● PROMPT
Reproduce this listing in full.

● RAW DATA
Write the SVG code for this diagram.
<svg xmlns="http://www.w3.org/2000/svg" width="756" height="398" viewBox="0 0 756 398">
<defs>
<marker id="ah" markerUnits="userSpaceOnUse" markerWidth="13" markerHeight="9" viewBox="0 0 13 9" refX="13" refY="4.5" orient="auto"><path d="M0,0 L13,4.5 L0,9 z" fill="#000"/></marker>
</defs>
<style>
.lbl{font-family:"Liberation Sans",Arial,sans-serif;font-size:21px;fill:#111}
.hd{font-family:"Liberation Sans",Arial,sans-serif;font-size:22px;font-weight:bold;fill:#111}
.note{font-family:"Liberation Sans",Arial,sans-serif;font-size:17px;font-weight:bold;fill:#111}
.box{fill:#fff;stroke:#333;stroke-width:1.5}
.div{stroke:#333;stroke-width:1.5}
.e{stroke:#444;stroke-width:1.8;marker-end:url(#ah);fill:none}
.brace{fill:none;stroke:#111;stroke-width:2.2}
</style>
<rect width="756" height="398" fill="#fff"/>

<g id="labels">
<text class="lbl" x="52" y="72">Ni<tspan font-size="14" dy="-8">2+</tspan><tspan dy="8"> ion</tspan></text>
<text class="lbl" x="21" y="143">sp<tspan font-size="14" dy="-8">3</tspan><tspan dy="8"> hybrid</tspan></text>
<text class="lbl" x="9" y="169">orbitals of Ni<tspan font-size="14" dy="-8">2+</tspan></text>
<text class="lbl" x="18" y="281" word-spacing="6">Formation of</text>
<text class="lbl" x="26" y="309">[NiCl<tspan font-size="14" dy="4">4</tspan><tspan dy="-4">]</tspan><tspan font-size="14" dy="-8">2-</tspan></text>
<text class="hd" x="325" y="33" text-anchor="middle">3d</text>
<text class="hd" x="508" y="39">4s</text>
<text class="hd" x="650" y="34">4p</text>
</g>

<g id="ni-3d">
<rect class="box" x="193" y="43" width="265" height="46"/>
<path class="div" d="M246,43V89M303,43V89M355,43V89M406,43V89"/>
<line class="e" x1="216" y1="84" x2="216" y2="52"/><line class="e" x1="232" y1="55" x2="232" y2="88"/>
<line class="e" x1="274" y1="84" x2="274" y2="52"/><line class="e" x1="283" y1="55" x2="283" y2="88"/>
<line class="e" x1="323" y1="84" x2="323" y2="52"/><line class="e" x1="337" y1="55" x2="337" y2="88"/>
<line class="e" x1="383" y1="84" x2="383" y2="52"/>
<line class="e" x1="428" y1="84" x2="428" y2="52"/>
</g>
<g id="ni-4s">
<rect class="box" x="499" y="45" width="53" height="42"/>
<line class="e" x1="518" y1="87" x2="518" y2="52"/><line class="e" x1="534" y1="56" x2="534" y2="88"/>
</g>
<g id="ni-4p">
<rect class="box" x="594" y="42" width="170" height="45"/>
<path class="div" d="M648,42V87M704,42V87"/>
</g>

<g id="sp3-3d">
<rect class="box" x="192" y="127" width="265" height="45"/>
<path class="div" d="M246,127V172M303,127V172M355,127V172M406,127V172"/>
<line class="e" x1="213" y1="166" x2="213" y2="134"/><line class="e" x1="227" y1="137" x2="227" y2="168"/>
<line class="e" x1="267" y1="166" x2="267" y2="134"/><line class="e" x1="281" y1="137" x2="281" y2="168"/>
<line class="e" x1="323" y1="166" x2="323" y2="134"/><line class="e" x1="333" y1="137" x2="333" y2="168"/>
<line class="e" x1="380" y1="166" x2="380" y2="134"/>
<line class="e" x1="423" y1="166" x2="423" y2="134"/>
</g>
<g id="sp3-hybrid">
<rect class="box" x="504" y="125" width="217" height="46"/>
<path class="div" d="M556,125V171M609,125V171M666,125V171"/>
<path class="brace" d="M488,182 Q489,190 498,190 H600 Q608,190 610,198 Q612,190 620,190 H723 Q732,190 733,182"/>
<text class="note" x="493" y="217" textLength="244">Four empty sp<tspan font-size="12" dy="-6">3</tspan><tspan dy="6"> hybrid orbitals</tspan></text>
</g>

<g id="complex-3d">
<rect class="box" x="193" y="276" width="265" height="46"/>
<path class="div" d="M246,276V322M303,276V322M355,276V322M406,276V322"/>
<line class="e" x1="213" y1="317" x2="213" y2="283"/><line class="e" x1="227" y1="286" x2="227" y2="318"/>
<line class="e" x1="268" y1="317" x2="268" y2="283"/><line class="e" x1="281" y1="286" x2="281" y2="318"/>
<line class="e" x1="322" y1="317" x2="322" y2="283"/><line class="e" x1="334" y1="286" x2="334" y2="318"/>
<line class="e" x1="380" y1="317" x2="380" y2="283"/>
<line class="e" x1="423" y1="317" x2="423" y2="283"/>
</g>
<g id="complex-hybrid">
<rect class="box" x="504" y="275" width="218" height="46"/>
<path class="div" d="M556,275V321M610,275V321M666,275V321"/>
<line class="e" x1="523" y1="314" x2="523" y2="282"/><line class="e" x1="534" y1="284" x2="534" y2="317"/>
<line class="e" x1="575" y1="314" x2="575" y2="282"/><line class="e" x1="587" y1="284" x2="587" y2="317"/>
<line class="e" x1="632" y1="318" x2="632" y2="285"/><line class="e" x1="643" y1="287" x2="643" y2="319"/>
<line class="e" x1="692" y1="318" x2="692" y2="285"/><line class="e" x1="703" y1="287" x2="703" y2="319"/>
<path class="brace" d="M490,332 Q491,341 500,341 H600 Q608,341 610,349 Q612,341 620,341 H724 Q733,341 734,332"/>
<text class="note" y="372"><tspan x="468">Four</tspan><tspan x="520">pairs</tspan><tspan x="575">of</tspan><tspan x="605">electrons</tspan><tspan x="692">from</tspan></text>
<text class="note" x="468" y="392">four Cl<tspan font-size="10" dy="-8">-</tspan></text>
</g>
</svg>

● FULL RESPONSE
Write the SVG code for this diagram.
<svg xmlns="http://www.w3.org/2000/svg" width="756" height="398" viewBox="0 0 756 398">
<defs>
<marker id="ah" markerUnits="userSpaceOnUse" markerWidth="13" markerHeight="9" viewBox="0 0 13 9" refX="13" refY="4.5" orient="auto"><path d="M0,0 L13,4.5 L0,9 z" fill="#000"/></marker>
</defs>
<style>
.lbl{font-family:"Liberation Sans",Arial,sans-serif;font-size:21px;fill:#111}
.hd{font-family:"Liberation Sans",Arial,sans-serif;font-size:22px;font-weight:bold;fill:#111}
.note{font-family:"Liberation Sans",Arial,sans-serif;font-size:17px;font-weight:bold;fill:#111}
.box{fill:#fff;stroke:#333;stroke-width:1.5}
.div{stroke:#333;stroke-width:1.5}
.e{stroke:#444;stroke-width:1.8;marker-end:url(#ah);fill:none}
.brace{fill:none;stroke:#111;stroke-width:2.2}
</style>
<rect width="756" height="398" fill="#fff"/>

<g id="labels">
<text class="lbl" x="52" y="72">Ni<tspan font-size="14" dy="-8">2+</tspan><tspan dy="8"> ion</tspan></text>
<text class="lbl" x="21" y="143">sp<tspan font-size="14" dy="-8">3</tspan><tspan dy="8"> hybrid</tspan></text>
<text class="lbl" x="9" y="169">orbitals of Ni<tspan font-size="14" dy="-8">2+</tspan></text>
<text class="lbl" x="18" y="281" word-spacing="6">Formation of</text>
<text class="lbl" x="26" y="309">[NiCl<tspan font-size="14" dy="4">4</tspan><tspan dy="-4">]</tspan><tspan font-size="14" dy="-8">2-</tspan></text>
<text class="hd" x="325" y="33" text-anchor="middle">3d</text>
<text class="hd" x="508" y="39">4s</text>
<text class="hd" x="650" y="34">4p</text>
</g>

<g id="ni-3d">
<rect class="box" x="193" y="43" width="265" height="46"/>
<path class="div" d="M246,43V89M303,43V89M355,43V89M406,43V89"/>
<line class="e" x1="216" y1="84" x2="216" y2="52"/><line class="e" x1="232" y1="55" x2="232" y2="88"/>
<line class="e" x1="274" y1="84" x2="274" y2="52"/><line class="e" x1="283" y1="55" x2="283" y2="88"/>
<line class="e" x1="323" y1="84" x2="323" y2="52"/><line class="e" x1="337" y1="55" x2="337" y2="88"/>
<line class="e" x1="383" y1="84" x2="383" y2="52"/>
<line class="e" x1="428" y1="84" x2="428" y2="52"/>
</g>
<g id="ni-4s">
<rect class="box" x="499" y="45" width="53" height="42"/>
<line class="e" x1="518" y1="87" x2="518" y2="52"/><line class="e" x1="534" y1="56" x2="534" y2="88"/>
</g>
<g id="ni-4p">
<rect class="box" x="594" y="42" width="170" height="45"/>
<path class="div" d="M648,42V87M704,42V87"/>
</g>

<g id="sp3-3d">
<rect class="box" x="192" y="127" width="265" height="45"/>
<path class="div" d="M246,127V172M303,127V172M355,127V172M406,127V172"/>
<line class="e" x1="213" y1="166" x2="213" y2="134"/><line class="e" x1="227" y1="137" x2="227" y2="168"/>
<line class="e" x1="267" y1="166" x2="267" y2="134"/><line class="e" x1="281" y1="137" x2="281" y2="168"/>
<line class="e" x1="323" y1="166" x2="323" y2="134"/><line class="e" x1="333" y1="137" x2="333" y2="168"/>
<line class="e" x1="380" y1="166" x2="380" y2="134"/>
<line class="e" x1="423" y1="166" x2="423" y2="134"/>
</g>
<g id="sp3-hybrid">
<rect class="box" x="504" y="125" width="217" height="46"/>
<path class="div" d="M556,125V171M609,125V171M666,125V171"/>
<path class="brace" d="M488,182 Q489,190 498,190 H600 Q608,190 610,198 Q612,190 620,190 H723 Q732,190 733,182"/>
<text class="note" x="493" y="217" textLength="244">Four empty sp<tspan font-size="12" dy="-6">3</tspan><tspan dy="6"> hybrid orbitals</tspan></text>
</g>

<g id="complex-3d">
<rect class="box" x="193" y="276" width="265" height="46"/>
<path class="div" d="M246,276V322M303,276V322M355,276V322M406,276V322"/>
<line class="e" x1="213" y1="317" x2="213" y2="283"/><line class="e" x1="227" y1="286" x2="227" y2="318"/>
<line class="e" x1="268" y1="317" x2="268" y2="283"/><line class="e" x1="281" y1="286" x2="281" y2="318"/>
<line class="e" x1="322" y1="317" x2="322" y2="283"/><line class="e" x1="334" y1="286" x2="334" y2="318"/>
<line class="e" x1="380" y1="317" x2="380" y2="283"/>
<line class="e" x1="423" y1="317" x2="423" y2="283"/>
</g>
<g id="complex-hybrid">
<rect class="box" x="504" y="275" width="218" height="46"/>
<path class="div" d="M556,275V321M610,275V321M666,275V321"/>
<line class="e" x1="523" y1="314" x2="523" y2="282"/><line class="e" x1="534" y1="284" x2="534" y2="317"/>
<line class="e" x1="575" y1="314" x2="575" y2="282"/><line class="e" x1="587" y1="284" x2="587" y2="317"/>
<line class="e" x1="632" y1="318" x2="632" y2="285"/><line class="e" x1="643" y1="287" x2="643" y2="319"/>
<line class="e" x1="692" y1="318" x2="692" y2="285"/><line class="e" x1="703" y1="287" x2="703" y2="319"/>
<path class="brace" d="M490,332 Q491,341 500,341 H600 Q608,341 610,349 Q612,341 620,341 H724 Q733,341 734,332"/>
<text class="note" y="372"><tspan x="468">Four</tspan><tspan x="520">pairs</tspan><tspan x="575">of</tspan><tspan x="605">electrons</tspan><tspan x="692">from</tspan></text>
<text class="note" x="468" y="392">four Cl<tspan font-size="10" dy="-8">-</tspan></text>
</g>
</svg>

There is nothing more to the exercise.